Exclude images, then output the remaining data verbatim.

Data extract »
________________

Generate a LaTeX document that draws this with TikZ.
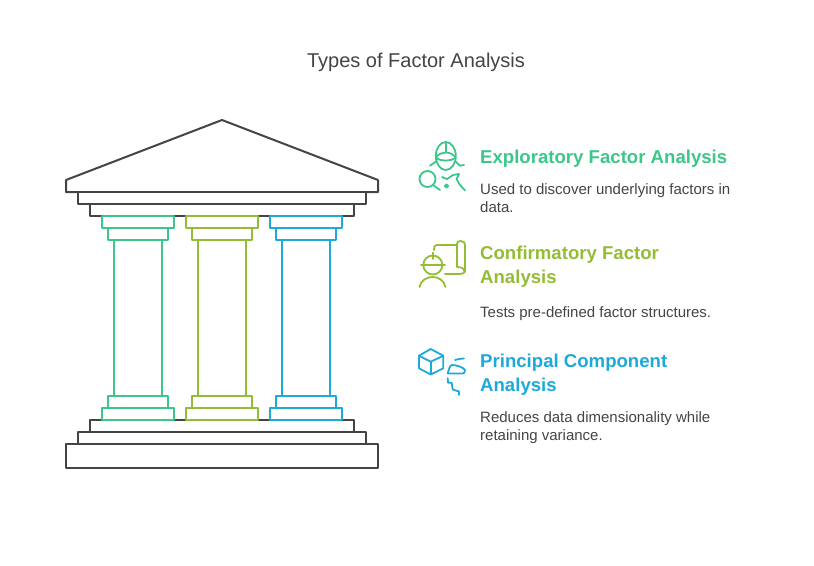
\documentclass[tikz,border=0pt]{standalone}
\usepackage{fontspec}
\setmainfont{Liberation Sans}
\definecolor{dark}{HTML}{444444}
\definecolor{efagreen}{HTML}{3CC68A}
\definecolor{cfaolive}{HTML}{94BC34}
\definecolor{pcablue}{HTML}{1DA9DA}
\tikzset{
  head/.style={anchor=base west,inner sep=0pt,font=\fontsize{18.6}{23}\selectfont\bfseries},
  body/.style={anchor=base west,inner sep=0pt,text=dark,font=\fontsize{15}{18}\selectfont},
  part/.style={draw=#1,line width=2pt,line join=round,fill=white},
  icon/.style={line width=1.8pt,line cap=round,line join=round}
}
% one column of the temple, x is its centre
\newcommand{\pillar}[2]{
\path[part=#2] (#1-24,240) rectangle (#1+24,396);
\path[part=#2] (#1-30,228) rectangle (#1+30,240);
\path[part=#2] (#1-36,216) rectangle (#1+36,228);
\path[part=#2] (#1-30,396) rectangle (#1+30,408);
\path[part=#2] (#1-36,408) rectangle (#1+36,420);
}
\begin{document}
\begin{tikzpicture}[x=1pt,y=-1pt]
\useasboundingbox (0,0) rectangle (814,565);

\node[anchor=base,inner sep=0pt,text=dark,font=\fontsize{20}{24}\selectfont] (title) at (416,67) {Types of Factor Analysis};

% roof and steps
\path[part=dark] (222,120) -- (378,180) -- (378,192) -- (66,192) -- (66,180) -- cycle;
\path[part=dark] (78,192) rectangle (366,204);
\path[part=dark] (90,204) rectangle (354,216);
\path[part=dark] (90,420) rectangle (354,432);
\path[part=dark] (78,432) rectangle (366,444);
\path[part=dark] (66,444) rectangle (378,468);

\pillar{138}{efagreen}
\pillar{222}{cfaolive}
\pillar{306}{pcablue}

% icon 1
\draw[icon,efagreen] (445.8,156) ellipse (10 and 14);
\draw[icon,efagreen] (445.8,142) -- (445.8,152);
\draw[icon,efagreen] (436.5,157) .. controls (441,151) and (450,151) .. (455.5,157);
\draw[icon,efagreen] (436,158) .. controls (441,161.5) and (450,161.5) .. (455.5,158);
\draw[icon,efagreen] (430,165.7) -- (436.7,161);
\draw[icon,efagreen] (455,161) -- (460,165.7) -- (464,165);
\draw[icon,efagreen] (427.5,179) circle (8);
\draw[icon,efagreen] (433,185) -- (440,190);
\draw[icon,efagreen] (442,177) -- (447,179) -- (453,175) -- (459,174) -- (456.5,179) -- (460,185) -- (465,190.5);
\draw[icon,efagreen] (446.5,186) circle (1.7);

% icon 2
\draw[icon,cfaolive] (432.8,265) circle (9.5);
\draw[icon,cfaolive] (421,265) -- (445,265);
\draw[icon,cfaolive] (432.8,252.5) -- (432.8,259);
\draw[icon,cfaolive] (419.5,287) .. controls (421,280) and (427,277) .. (432.7,277) .. controls (438,277) and (444,280) .. (445.5,287);
\draw[icon,cfaolive] (434,250) .. controls (434,246) and (435,245) .. (437,245) -- (457,245);
\draw[icon,cfaolive] (457,245) -- (457,244) .. controls (457,242) and (458,241) .. (461,241) .. controls (464,241) and (465,243) .. (465,245) -- (465,270) .. controls (465,273) and (463,274) .. (460,274) -- (445,274);
\draw[icon,cfaolive] (457,245) -- (457,267) .. controls (461,267) and (464,268) .. (465,272);

% icon 3
\draw[icon,pcablue] (430.7,349) -- (443.3,355.7) -- (443.3,368.3) -- (430.7,374.5) -- (419,368.3) -- (419,355.7) -- cycle;
\draw[icon,pcablue] (419,355.7) -- (430.7,361.7) -- (443.3,355.7);
\draw[icon,pcablue] (430.7,361.7) -- (430.7,374.5);
\draw[icon,pcablue] (447.7,373.5) .. controls (449,369) and (450,365) .. (452,365) .. controls (456,365) and (463,367) .. (465,370) .. controls (465,373) and (464,373.5) .. (462,373.5) -- cycle;
\draw[icon,pcablue] (455,360) .. controls (458,359) and (461,358.5) .. (464,358.5);
\draw[icon,pcablue] (447.7,378.3) -- (448,382.7) -- (451.7,382.7) -- (452.7,389.5) -- (459,391.5) -- (459,395);

\node[head,text=efagreen] (efa) at (480,163) {Exploratory Factor Analysis};
\node[body] (efatexta) at (480,194) {Used to discover underlying factors in};
\node[body] (efatextb) at (480,212) {data.};

\node[head,text=cfaolive] (cfaa) at (480,259) {Confirmatory Factor};
\node[head,text=cfaolive] (cfab) at (480,283) {Analysis};
\node[body] (cfatext) at (480,317) {Tests pre-defined factor structures.};

\node[head,text=pcablue] (pcaa) at (480,367) {Principal Component};
\node[head,text=pcablue] (pcab) at (480,391) {Analysis};
\node[body] (pcatexta) at (480,422) {Reduces data dimensionality while};
\node[body] (pcatextb) at (480,440) {retaining variance.};
\end{tikzpicture}
\end{document}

________________

Exercise answer »
Generate a LaTeX document that draws this with TikZ.
\documentclass[tikz,border=0pt]{standalone}
\usepackage{fontspec}
\setmainfont{Liberation Sans}
\definecolor{dark}{HTML}{444444}
\definecolor{efagreen}{HTML}{3CC68A}
\definecolor{cfaolive}{HTML}{94BC34}
\definecolor{pcablue}{HTML}{1DA9DA}
\tikzset{
  head/.style={anchor=base west,inner sep=0pt,font=\fontsize{18.6}{23}\selectfont\bfseries},
  body/.style={anchor=base west,inner sep=0pt,text=dark,font=\fontsize{15}{18}\selectfont},
  part/.style={draw=#1,line width=2pt,line join=round,fill=white},
  icon/.style={line width=1.8pt,line cap=round,line join=round}
}
% one column of the temple, x is its centre
\newcommand{\pillar}[2]{
\path[part=#2] (#1-24,240) rectangle (#1+24,396);
\path[part=#2] (#1-30,228) rectangle (#1+30,240);
\path[part=#2] (#1-36,216) rectangle (#1+36,228);
\path[part=#2] (#1-30,396) rectangle (#1+30,408);
\path[part=#2] (#1-36,408) rectangle (#1+36,420);
}
\begin{document}
\begin{tikzpicture}[x=1pt,y=-1pt]
\useasboundingbox (0,0) rectangle (814,565);

\node[anchor=base,inner sep=0pt,text=dark,font=\fontsize{20}{24}\selectfont] (title) at (416,67) {Types of Factor Analysis};

% roof and steps
\path[part=dark] (222,120) -- (378,180) -- (378,192) -- (66,192) -- (66,180) -- cycle;
\path[part=dark] (78,192) rectangle (366,204);
\path[part=dark] (90,204) rectangle (354,216);
\path[part=dark] (90,420) rectangle (354,432);
\path[part=dark] (78,432) rectangle (366,444);
\path[part=dark] (66,444) rectangle (378,468);

\pillar{138}{efagreen}
\pillar{222}{cfaolive}
\pillar{306}{pcablue}

% icon 1
\draw[icon,efagreen] (445.8,156) ellipse (10 and 14);
\draw[icon,efagreen] (445.8,142) -- (445.8,152);
\draw[icon,efagreen] (436.5,157) .. controls (441,151) and (450,151) .. (455.5,157);
\draw[icon,efagreen] (436,158) .. controls (441,161.5) and (450,161.5) .. (455.5,158);
\draw[icon,efagreen] (430,165.7) -- (436.7,161);
\draw[icon,efagreen] (455,161) -- (460,165.7) -- (464,165);
\draw[icon,efagreen] (427.5,179) circle (8);
\draw[icon,efagreen] (433,185) -- (440,190);
\draw[icon,efagreen] (442,177) -- (447,179) -- (453,175) -- (459,174) -- (456.5,179) -- (460,185) -- (465,190.5);
\draw[icon,efagreen] (446.5,186) circle (1.7);

% icon 2
\draw[icon,cfaolive] (432.8,265) circle (9.5);
\draw[icon,cfaolive] (421,265) -- (445,265);
\draw[icon,cfaolive] (432.8,252.5) -- (432.8,259);
\draw[icon,cfaolive] (419.5,287) .. controls (421,280) and (427,277) .. (432.7,277) .. controls (438,277) and (444,280) .. (445.5,287);
\draw[icon,cfaolive] (434,250) .. controls (434,246) and (435,245) .. (437,245) -- (457,245);
\draw[icon,cfaolive] (457,245) -- (457,244) .. controls (457,242) and (458,241) .. (461,241) .. controls (464,241) and (465,243) .. (465,245) -- (465,270) .. controls (465,273) and (463,274) .. (460,274) -- (445,274);
\draw[icon,cfaolive] (457,245) -- (457,267) .. controls (461,267) and (464,268) .. (465,272);

% icon 3
\draw[icon,pcablue] (430.7,349) -- (443.3,355.7) -- (443.3,368.3) -- (430.7,374.5) -- (419,368.3) -- (419,355.7) -- cycle;
\draw[icon,pcablue] (419,355.7) -- (430.7,361.7) -- (443.3,355.7);
\draw[icon,pcablue] (430.7,361.7) -- (430.7,374.5);
\draw[icon,pcablue] (447.7,373.5) .. controls (449,369) and (450,365) .. (452,365) .. controls (456,365) and (463,367) .. (465,370) .. controls (465,373) and (464,373.5) .. (462,373.5) -- cycle;
\draw[icon,pcablue] (455,360) .. controls (458,359) and (461,358.5) .. (464,358.5);
\draw[icon,pcablue] (447.7,378.3) -- (448,382.7) -- (451.7,382.7) -- (452.7,389.5) -- (459,391.5) -- (459,395);

\node[head,text=efagreen] (efa) at (480,163) {Exploratory Factor Analysis};
\node[body] (efatexta) at (480,194) {Used to discover underlying factors in};
\node[body] (efatextb) at (480,212) {data.};

\node[head,text=cfaolive] (cfaa) at (480,259) {Confirmatory Factor};
\node[head,text=cfaolive] (cfab) at (480,283) {Analysis};
\node[body] (cfatext) at (480,317) {Tests pre-defined factor structures.};

\node[head,text=pcablue] (pcaa) at (480,367) {Principal Component};
\node[head,text=pcablue] (pcab) at (480,391) {Analysis};
\node[body] (pcatexta) at (480,422) {Reduces data dimensionality while};
\node[body] (pcatextb) at (480,440) {retaining variance.};
\end{tikzpicture}
\end{document}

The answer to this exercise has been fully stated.